Material de apoio e leituras complementares

Ao enveredar por uma leitura difícil, procuro sempre alguns materiais que possam me auxiliar antes, durante e após a leitura. Gosto de me contextualizar sobre o período no qual a obra foi escrita, sobre a vida do autor e se havia alguma intenção na escrita da obra, bem como sobre os temas abordados e desdobramentos para além do conteúdo escrito. Se tornou algo tão bacana e com resultados tão positivos que costumo fazer com qualquer livro com o qual eu tenha contato. Mas, com Teogonia, eu diria que é um passo imprescindível!

Deixarei aqui duas indicações em formatos diferentes. O vídeo de Jaa Torrano, tradutor do poema, comentando sobre o escrito de Hesíodo e o livro de Jean-Pierre Vernant, estudioso conceituado, que narra, em uma linguagem muito mais acessível e bastante envolvente, a origem do universo grego e dos deuses. Enquanto o vídeo de Torrano pode funcionar como uma excelente introdução à leitura e até ao seu estudo, o livro de Vernant pode ser usado junto com Teogonia, ao longo da leitura. Recomendo ler os tópicos do poema intercalados com as narrativas de Vernant que tratam das mesmas temáticas, pois o que pode não ficar claro na leitura do poema, ganhará corpo com os conteúdos do livro.

Vídeo do tradutor comentando a obra

Acho que não há material de apoio mais rico do que esse vídeo do próprio tradutor comentando a obra traduzida!
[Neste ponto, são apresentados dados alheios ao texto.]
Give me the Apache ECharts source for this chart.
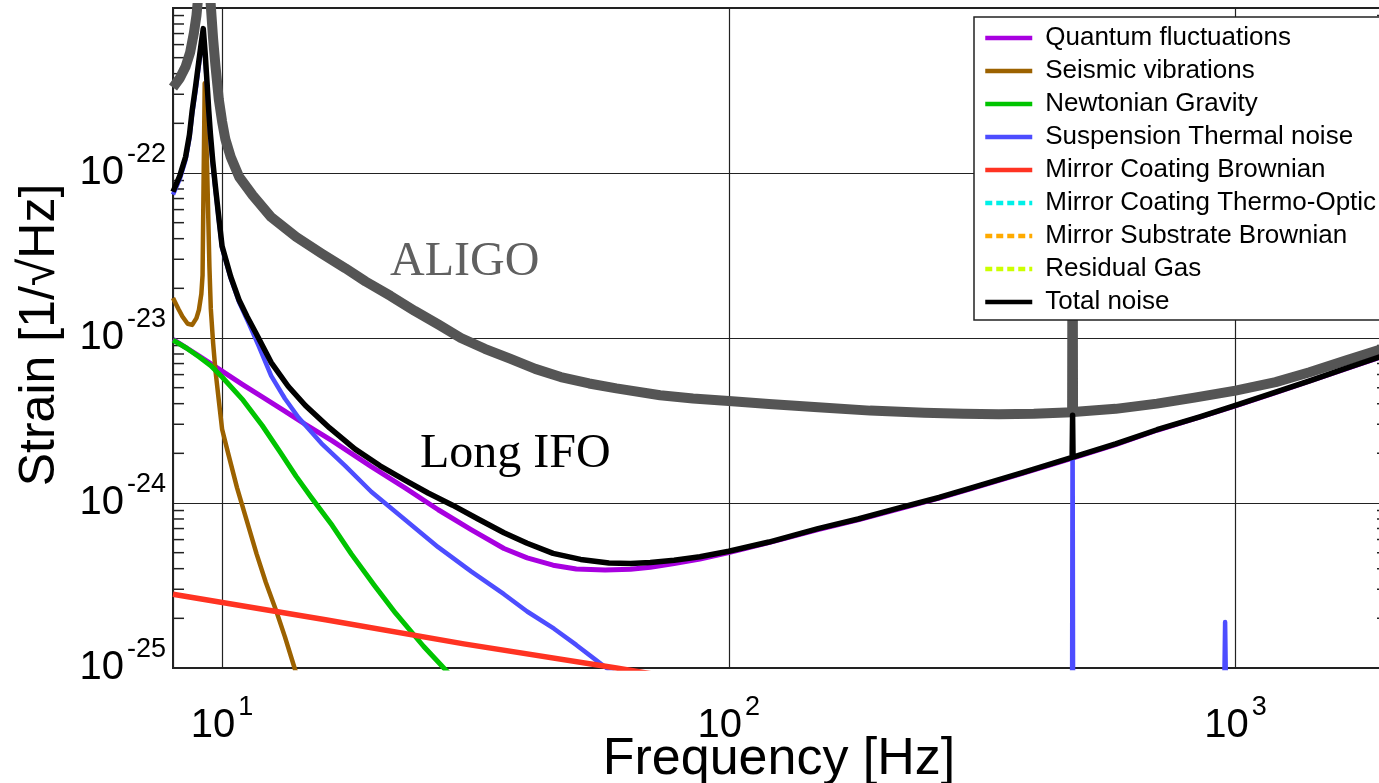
<!DOCTYPE html>
<html><head><meta charset="utf-8">
<script src="https://cdn.jsdelivr.net/npm/echarts@6/dist/echarts.min.js"></script>
<style>html,body{margin:0;padding:0;background:#fff}#c{width:1379px;height:783px}</style>
</head><body><div id="c"></div>
<script>
// ---- axis extents and ticks ----
const xMin = 8, xMax = 2000;
const yMin = 1e-25, yMax = 1e-21;
const yMinorTicks = [2e-25,3e-25,4e-25,5e-25,6e-25,7e-25,8e-25,9e-25,
  2e-24,3e-24,4e-24,5e-24,6e-24,7e-24,8e-24,9e-24,
  2e-23,3e-23,4e-23,5e-23,6e-23,7e-23,8e-23,9e-23,
  2e-22,3e-22,4e-22,5e-22,6e-22,7e-22,8e-22,9e-22];

// ---- series names ----
const names = ['Quantum fluctuations','Seismic vibrations','Newtonian Gravity','Suspension Thermal noise',
  'Mirror Coating Brownian','Mirror Coating Thermo-Optic','Mirror Substrate Brownian','Residual Gas','Total noise'];

// ---- data [frequency Hz, strain 1/sqrt(Hz)] ----
const aligo = [[8,3.3e-22],[8.25,3.75e-22],[8.47,4.4e-22],[8.65,5.4e-22],[8.8,7.1e-22],[8.9,9e-22],[9.0,1.3e-21],
  [9.2,3e-21],[9.45,1.3e-21],[9.6,6.5e-22],[9.7,4.5e-22],[9.85,2.8e-22],[10.0,2.05e-22],[10.15,1.6e-22],
  [10.4,1.25e-22],[10.8,9.5e-23],[11.5,7.3e-23],[12.5,5.4e-23],[14,4.1e-23],[15.7,3.26e-23],[17.5,2.65e-23],
  [19.2,2.2e-23],[21.5,1.8e-23],[24,1.46e-23],[26.8,1.2e-23],[29.6,1.0e-23],[33,8.6e-24],[37,7.5e-24],
  [41.5,6.5e-24],[46.6,5.8e-24],[53,5.3e-24],[60,4.95e-24],[73.2,4.5e-24],[85,4.3e-24],[100,4.15e-24],
  [120,3.98e-24],[150,3.8e-24],[190,3.63e-24],[243,3.52e-24],[290,3.47e-24],[341,3.45e-24],[400,3.47e-24],
  [476,3.55e-24],[477,1e-22],[478,3.56e-24],[580,3.72e-24],[700,4.0e-24],[830,4.35e-24],[1000,4.8e-24],
  [1200,5.4e-24],[1400,6.2e-24],[1650,7.3e-24],[2000,8.8e-24]];
const quantum = [[8,9.8e-24],[9,7.8e-24],[10,6.3e-24],[11,5.2e-24],[12,4.4e-24],[13.2,3.65e-24],[14.6,3.0e-24],
  [16.5,2.38e-24],[19.7,1.66e-24],[23,1.23e-24],[26.7,9.1e-25],[31,6.9e-25],[36,5.3e-25],[40,4.65e-25],
  [45,4.2e-25],[50,3.98e-25],[57,3.93e-25],[64,3.97e-25],[70,4.08e-25],[78,4.3e-25],[87.7,4.58e-25],
  [100,5.0e-25],[120,5.75e-25],[150,6.9e-25],[180,7.9e-25],[216,9.2e-25],[260,1.07e-24],[300,1.22e-24],
  [380,1.51e-24],[477,1.87e-24],[580,2.26e-24],[700,2.76e-24],[850,3.31e-24],[1000,3.88e-24],[1200,4.67e-24],
  [1400,5.47e-24],[1650,6.5e-24],[2000,7.95e-24]];
const seismic = [[8,1.75e-23],[8.2,1.5e-23],[8.35,1.35e-23],[8.55,1.22e-23],[8.73,1.2e-23],[8.9,1.32e-23],
  [9.0,1.48e-23],[9.1,1.85e-23],[9.15,2.4e-23],[9.2,1.1e-22],[9.24,3.5e-22],[9.28,2.2e-22],[9.34,1.1e-22],
  [9.44,2.7e-23],[9.5,1.5e-23],[9.6,9.3e-24],[9.7,6.4e-24],[9.85,4.2e-24],[10,2.8e-24],[10.3,1.95e-24],
  [10.7,1.24e-24],[11.2,7.7e-25],[11.7,4.9e-25],[12.2,3.3e-25],[12.8,2.2e-25],[13.3,1.55e-25],[13.9,1.0e-25],
  [15,4.8e-26]];
const newtonian = [[8,9.7e-24],[8.5,8.7e-24],[9,7.7e-24],[9.5,6.8e-24],[10,5.8e-24],[11,4.2e-24],[12,2.95e-24],
  [13,2.05e-24],[14,1.45e-24],[15,1.08e-24],[16.5,7.3e-25],[18,4.9e-25],[20,3.15e-25],[22,2.15e-25],[25,1.35e-25],
  [28,9.3e-26],[32,6e-26]];
const suspension = [[8,7.4e-23],[8.25,9.2e-23],[8.47,1.2e-22],[8.62,1.62e-22],[8.73,2.3e-22],[8.87,3.2e-22],
  [9.0,4.5e-22],[9.1,5.8e-22],[9.18,6.8e-22],[9.26,5.0e-22],[9.34,3.3e-22],[9.41,2.3e-22],[9.48,1.65e-22],
  [9.58,1.15e-22],[9.7,8e-23],[9.85,5.2e-23],[10,3.5e-23],[10.4,2.3e-23],[10.8,1.65e-23],[11.3,1.22e-23],
  [11.8,9.0e-24],[12.5,5.9e-24],[13.3,4.3e-24],[14.15,3.3e-24],[15.7,2.3e-24],[17.5,1.68e-24],[19.7,1.17e-24],
  [23,7.9e-25],[26.7,5.4e-25],[31,3.85e-25],[36,2.8e-25],[40,2.2e-25],[45.2,1.73e-25],[50,1.38e-25],
  [56.6,1.03e-25],[62,8.5e-26],
  [300,null],[476,9e-26],[477,3.3e-24],[478,9e-26],[700,null],[951,9e-26],[954,1.9e-25],[957,9e-26]];
const coatingBrownian = [[8,2.8e-25],[16,1.96e-25],[30,1.4e-25],[60,1.0e-25],[100,7.7e-26]];
const coatingThermoOptic = [];
const substrateBrownian = [];
const residualGas = [];
const total = [[8,7.7e-23],[8.25,9.6e-23],[8.47,1.25e-22],[8.62,1.7e-22],[8.73,2.4e-22],[8.87,3.4e-22],
  [9.0,4.8e-22],[9.1,6.2e-22],[9.18,7.5e-22],[9.26,5.3e-22],[9.34,3.5e-22],[9.41,2.4e-22],[9.48,1.74e-22],
  [9.58,1.2e-22],[9.7,8.3e-23],[9.85,5.4e-23],[10,3.6e-23],[10.4,2.35e-23],[10.8,1.7e-23],[11.2,1.35e-23],
  [11.7,1.05e-23],[12.5,7.1e-24],[13.5,5.1e-24],[14.6,3.9e-24],[16.3,2.85e-24],[18.3,2.12e-24],[20.5,1.68e-24],
  [22.9,1.38e-24],[25.5,1.15e-24],[28.5,9.7e-25],[32,8.0e-25],[36,6.6e-25],[40,5.7e-25],[45,4.95e-25],
  [51,4.55e-25],[58,4.33e-25],[64,4.3e-25],[70,4.36e-25],[78,4.5e-25],[87.7,4.72e-25],[100,5.1e-25],
  [120,5.8e-25],[150,7.0e-25],[180,8.0e-25],[216,9.3e-25],[260,1.08e-24],[300,1.23e-24],[380,1.53e-24],
  [476,1.89e-24],[477,3.4e-24],[478,1.9e-24],[580,2.28e-24],[700,2.78e-24],[850,3.33e-24],[1000,3.9e-24],
  [1200,4.7e-24],[1400,5.5e-24],[1650,6.55e-24],[2000,8.0e-24]];

const colors = {
  aligo:'#555555', quantum:'#a800e0', seismic:'#9c6200', newtonian:'#00c400', suspension:'#4d4dff',
  coatingBrownian:'#ff3322', thermo:'#00f0e8', substrate:'#ffaa00', gas:'#ccff00', total:'#000000'
};

// ECharts rounds very small numbers to 0 on log axes, so the strain axis is plotted in units of 1e-25
const UNIT_EXP = -25;
const UNIT = Math.pow(10, UNIT_EXP);
const toPlot = arr => arr.map(p => [p[0], p[1] == null ? null : p[1] / UNIT]);

const FONT = 'Liberation Sans';
const rich = {
  b: {fontSize: 40, lineHeight: 64, fontFamily: FONT, color: '#000'},
  s: {fontSize: 27, lineHeight: 26, verticalAlign: 'top', fontFamily: FONT, color: '#000', padding: [0,0,0,3]}
};
function isPow10(v) {
  const e = Math.log10(v);
  return Math.abs(e - Math.round(e)) < 1e-6;
}
function powLabel(v, offset) {
  return '{b|10}{s|' + (Math.round(Math.log10(v)) + offset) + '}';
}

function lineSeries(name, data, color, width, dash) {
  return {
    name, type: 'line', data: toPlot(data), symbol: 'none', showSymbol: false, silent: true, animation: false,
    connectNulls: false, clip: true,
    lineStyle: {color, width, type: dash || 'solid', cap: 'butt', join: 'round'},
    itemStyle: {color}, emphasis: {disabled: true}
  };
}

const chart = echarts.init(document.getElementById('c'), null, {renderer: 'canvas'});
chart.setOption({
  backgroundColor: '#fff',
  animation: false,
  grid: {left: 173, top: 8, width: 1215, height: 660, show: true, borderColor: '#222', borderWidth: 2,
    containLabel: false, outerBoundsMode: 'none'},
  xAxis: {
    type: 'log', logBase: 10, min: xMin, max: xMax,
    axisLine: {show: false}, axisTick: {show: false},
    splitLine: {show: true, lineStyle: {color: '#222', width: 1.2}},
    axisLabel: {formatter: v => isPow10(v) && v >= 10 ? powLabel(v, 0) : '', rich, margin: 26,
      showMinLabel: true, showMaxLabel: true}
  },
  yAxis: {
    type: 'log', logBase: 10, min: yMin / UNIT, max: yMax / UNIT,
    axisLine: {show: false}, axisTick: {show: false},
    splitLine: {show: true, lineStyle: {color: '#222', width: 1.2}},
    axisLabel: {formatter: v => isPow10(v) && v * UNIT < yMax * 0.99 ? powLabel(v, UNIT_EXP) : '', rich, margin: 7,
      showMinLabel: true, showMaxLabel: true}
  },
  legend: {
    data: names, orient: 'vertical', left: 974, top: 17,
    padding: [8, 9, 5, 9], itemGap: 7, itemWidth: 47, itemHeight: 26,
    backgroundColor: '#fff', borderColor: '#222', borderWidth: 1.5, borderRadius: 0,
    selectedMode: false,
    itemStyle: {opacity: 0, borderWidth: 0},
    textStyle: {fontSize: 26, fontFamily: FONT, color: '#000', lineHeight: 26, padding: [0,0,0,8]},
    lineStyle: {width: 4.5}
  },
  graphic: [
    {type: 'text', x: 390, y: 262, z: 10, style: {text: 'ALIGO', font: '48px "Liberation Serif"', fill: '#606060', align: 'left', verticalAlign: 'middle'}},
    {type: 'text', x: 420, y: 454, z: 10, style: {text: 'Long IFO', font: '48px "Liberation Serif"', fill: '#000', align: 'left', verticalAlign: 'middle'}},
    {type: 'text', x: 779, y: 760, z: 10, style: {text: 'Frequency [Hz]', font: '52px "Liberation Sans"', fill: '#000', align: 'center', verticalAlign: 'middle'}},
    {type: 'text', x: 40, y: 335, rotation: Math.PI / 2, z: 10, style: {text: 'Strain [1/\u221AHz]', font: '50px "Liberation Sans"', fill: '#000', align: 'center', verticalAlign: 'middle'}}
  ],
  series: [
    lineSeries('ALIGO', aligo, colors.aligo, 10),
    lineSeries(names[0], quantum, colors.quantum, 5),
    lineSeries(names[1], seismic, colors.seismic, 4.5),
    lineSeries(names[2], newtonian, colors.newtonian, 5),
    lineSeries(names[3], suspension, colors.suspension, 4.5),
    lineSeries(names[4], coatingBrownian, colors.coatingBrownian, 5.5),
    lineSeries(names[5], coatingThermoOptic, colors.thermo, 4.5, [7, 4]),
    lineSeries(names[6], substrateBrownian, colors.substrate, 4.5, [7, 4]),
    lineSeries(names[7], residualGas, colors.gas, 4.5, [7, 4]),
    lineSeries(names[8], total, colors.total, 5.5),
    {
      type: 'custom', name: 'minorTicks', silent: true, clip: false, z: 3, animation: false,
      data: yMinorTicks.map(v => [xMin, v / UNIT]),
      renderItem: function (params, api) {
        const v = api.value(1);
        const l = api.coord([xMin, v]);
        const r = api.coord([xMax, v]);
        return {type: 'group', children: [
          {type: 'line', shape: {x1: l[0], y1: l[1], x2: l[0] + 11, y2: l[1]}, style: {stroke: '#222', lineWidth: 1.5}},
          {type: 'line', shape: {x1: r[0] - 11, y1: r[1], x2: r[0], y2: r[1]}, style: {stroke: '#222', lineWidth: 1.5}}
        ]};
      }
    }
  ]
});
</script></body></html>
É um vídeo curto, onde Jaa Torrano fala sobre Hesíodo, um pouco da cultura grega da época do poeta, sobre as Musas, os deuses primordiais e o reinado de Zeus. Quase um resumão simplificado do texto. Se você está em dúvida em relação à leitura, recomendo que assista ao vídeo antes!

Livro: O universo, os deuses, os homens – Jean-Pierre Vernant


Vernant é uma das maiores referências quando falamos sobre a Grécia Antiga. Uma rápida pesquisa no google revelará inúmeros livros escritos sobre o assunto. Muitos de seus escritos são acadêmicos, apesar de terem uma linguagem de fácil compreensão. O livro indicado, no entanto, é ainda mais acessível, uma recomendação que faria a todos, sem pensar duas vezes. Ele foi escrito a pedido dos amigos de Vernant, para quem o autor narrava os mitos, também narrados a seu neto.

O livro conta com mitos desde o surgimento do universo, passando pela guerra de Troia e pelas aventuras de Ulisses, por Tebas e Édipo, até chegar a Perseu. Para acompanhar Teogonia, recomendo a leitura dos capítulos A origem do universos; Guerra dos deuses, reinado de Zeus e O mundo dos humanos, este último narrando a história de Prometeu.